Además, la única forma que queda después de quitarse de encima esa carga es admitir haberse equivocado, poniendo así en cuestión una parte de la propia vida. Una tarea muy trabajosa que, sin embargo, si se tiene el valor suficiente, puede abrir horizontes de auténtica libertad. Quizá nuestras bisabuelas ni siquiera se planteaban el problema de aceptar o no dar la vida. No había anticonceptivos, el aborto era mucho más difícil. La única realización posible era la familia. En muchos casos, vista como una jaula. Por lo tanto, no echamos de menos aquellos tiempos de muy pocas preguntas, cabeza baja y pedaleo forzado. Pero nosotras, ahora, sí que podemos abrazar nuestro camino por propia elección, sin frustraciones, no porque sea un camino obligatorio, o el único posible, sino porque, habiendo estudiado y teniendo el mundo ante nosotras, hemos comprendido que vale la pena vivir para dar la vida.
Si aceptamos eso, saldremos de nuestra lógica asfixiante. Y entonces cada vez que nos dejemos importunar por las exigencias de la vida daremos un gran paso adelante. Cuando aprendas a estar en tu sitio, no sólo a soportar, sino incluso a amar las cargas de la vida, no porque te guste sufrir —¿a quién le gusta?—, sino porque sabes que esa fatiga le hace bien a algún otro, a tu marido, a tus hijos, a quien decidas echarle una mano, cuando llegues ahí, entonces habrás recorrido un buen trecho. Mis hijos dirían —en el lenguaje de los videojuegos— que te has convertido en un enano calvo de nivel cuarenta y dos…
He visto a muchas personas transformarse de este modo y comenzar a dar la vida. No hablo sólo de madres y de padres, por favor. No obstante, los hijos te obligan, por fuerza, a hacer ese camino. No han de hacerlo sólo las madres, es verdad, pero para ellas el camino —de un día para otro tu vida ya no te pertenece— es inmediato y apabullante.
Ya no decides cuándo duermes, cuándo comes, cuándo te duchas. Ya no decides cuándo estás de mal humor ni cuándo una jornada es anodina y no decisiva.
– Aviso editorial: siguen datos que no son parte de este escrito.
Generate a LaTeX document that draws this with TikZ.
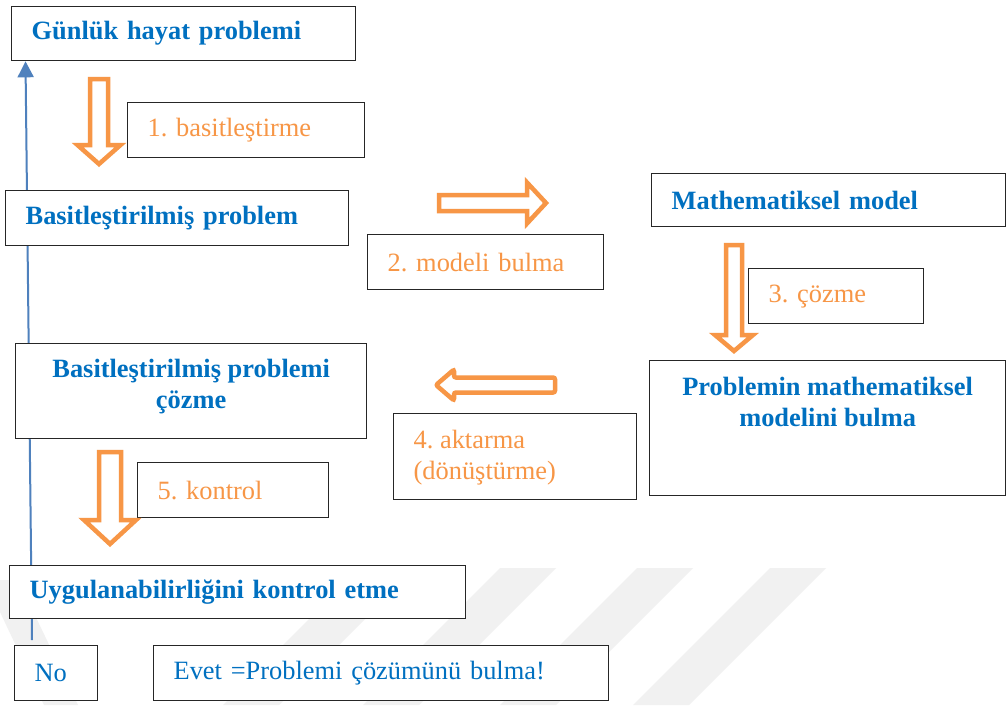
\documentclass[tikz,border=0pt]{standalone}
\usepackage{fontspec}
\setmainfont{Liberation Serif}
\usetikzlibrary{arrows.meta,calc}
\pgfdeclarelayer{background}
\pgfsetlayers{background,main}
\definecolor{hblue}{HTML}{0070C0}
\definecolor{lblue}{HTML}{4F81BD}
\definecolor{orng}{HTML}{F79646}
\definecolor{wmgray}{HTML}{F1F1F1}
\newcommand\fsz{\fontsize{26.4}{30.4}\selectfont\frenchspacing}
\newcommand\blkdown[6]{\draw[blk] (#1-#3,#2) -- (#1+#3,#2) -- (#1+#3,#4) -- (#1+#5,#4) -- (#1,#6) -- (#1-#5,#4) -- (#1-#3,#4) -- cycle;}
\newcommand\blkside[6]{\draw[blk] (#2,#1-#3) -- (#4,#1-#3) -- (#4,#1-#5) -- (#6,#1) -- (#4,#1+#5) -- (#4,#1+#3) -- (#2,#1+#3) -- cycle;}
\tikzset{
  box/.style={draw=black!85, line width=1.3pt, fill=white, anchor=north west,
    inner xsep=20pt, inner ysep=0pt, align=left, font=\fsz},
  hdr/.style={box, text=hblue, font=\fsz\bfseries},
  lbl/.style={box, text=orng},
  plain/.style={box, text=hblue},
  mbox/.style={draw=black!85, line width=1.3pt, fill=white, anchor=north west, inner sep=0pt},
  blk/.style={draw=orng, line width=4.5pt, fill=white, line join=miter},
  link/.style={draw=lblue, line width=2pt, -{Triangle[width=16pt,length=16pt]}},
  band/.style={fill=wmgray, draw=none}
}
\begin{document}
\begin{tikzpicture}[x=1pt,y=-1pt]
\begin{pgfonlayer}{background}
\fill[white] (0,0) rectangle (1007,705);
% faint watermark bands
\foreach \t in {360,500,637,770}
  \fill[band] (\t,568) -- (\t+56,568) -- (\t+56-137,705) -- (\t-137,705) -- cycle;
\fill[band] (0,580) -- (18,580) -- (78,705) -- (44,705) -- (0,612) -- cycle;
\end{pgfonlayer}
\useasboundingbox (0,0) rectangle (1007,705);

% boxes
\node[hdr, text width=304pt, minimum height=54pt] (g) at (11,6) {Günlük hayat problemi};
\node[lbl, text width=197pt, minimum height=55pt] (s1) at (127,102) {1. basitleştirme};
\node[hdr, text width=303pt, minimum height=55pt] (bp) at (5,190) {Basitleştirilmiş problem};
\node[lbl, text width=196pt, minimum height=55pt] (s2) at (367,234) {2. modeli bulma};
\node[hdr, text width=314pt, minimum height=53pt] (mm) at (651,173) {Mathematiksel model};
\node[lbl, text width=135pt, minimum height=55pt] (s3) at (748,268) {3. çözme};
\node[mbox, text=hblue] (pm) at (649,360)
  {\parbox[c][135pt][t]{356pt}{\vspace*{17pt}\centering\fsz\bfseries Problemin mathematiksel\\modelini bulma}};
\node[mbox, text=orng] (s4) at (393,413)
  {\parbox[c][86pt][t]{243pt}{\vspace*{17pt}\raggedright\leftskip=20pt\relax\fsz 4. aktarma\\(dönüştürme)}};
\node[mbox, text=hblue] (bc) at (15,343)
  {\parbox[c][95pt][t]{351pt}{\vspace*{16pt}\centering\fsz\bfseries Basitleştirilmiş problemi\\çözme}};
\node[lbl, text width=151pt, minimum height=55pt] (s5) at (137,462) {5. kontrol};
\node[hdr, text width=416pt, minimum height=53pt] (uk) at (9,565) {Uygulanabilirliğini kontrol etme};
\node[plain, text width=43pt, minimum height=55pt] (no) at (14,645) {No};
\node[plain, text width=415pt, minimum height=55pt] (ev) at (153,645) {Evet =Problemi çözümünü bulma!};

% blue feedback line (behind the boxes)
\coordinate (noend) at (32,640);
\begin{pgfonlayer}{background}
\draw[link] (noend) -- ($(g.south west)+(14.5,0)$);
\end{pgfonlayer}

% orange block arrows
\blkdown{99}{79}{9}{145}{21.5}{164}
\blkside{203}{439}{8}{527}{20.5}{546}
\blkdown{734}{245}{8}{335}{19}{351}
\begin{scope}[rounded corners=2pt]
\blkside{385}{555}{7.5}{454}{15.5}{436}
\end{scope}
\blkdown{110}{452}{11}{520}{26}{544}
\end{tikzpicture}
\end{document}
No decides cuándo leer o cuándo telefonear. Con todo, he conocido a muchas mujeres inquietas que, en esta pérdida de sí mismas, han encontrado la paz. No pobres frustradas, con vidas vacías y deprimentes que finalmente han encontrado un porqué, sino también mujeres ingenieros, médicos, abogadas, magistradas y profesoras de universidad. Mujeres ya realizadas y felices que, en cierto momento, en la encrucijada, pasan a la otra orilla y comienzan a servir. Renuncian a ser estupendas en todo, renuncian a tener las manos arregladas y los zapatos a juego con el bolso, la piel sin arrugas y conversaciones al día, y empiezan a ocuparse de algún otro. No porque ya no les gusten los zapatos a juego y la manicura, sino porque les gusta todavía más la felicidad de algún otro.
Y a cambio, ¿cómo decirlo sin provocar dolor de muelas?, ¿qué se recibe a cambio? Besos, lametones, roces, caricias y palmaditas cariñosas en la espalda, miradas de adoración, declaraciones de amor, proposiciones de matrimonio —indiscriminadas, de varones y hembras—, prestigiosos trabajos manuales de guardería, audaces poemas de clase de primaria, montones de cartitas escritas con letra temblorosa, «mamá, te quiero mucho», «papá es guapo», escucha incondicional y sin filtros (si lo ha dicho mamá o, aún más, la autoridad suprema, papá…), y puedes descubrir el poder curativo de los besos y las tiritas, los brazos que consuelan y alejan a los monstruos, los ojos que ven en la oscuridad y las palabras que revelan la realidad.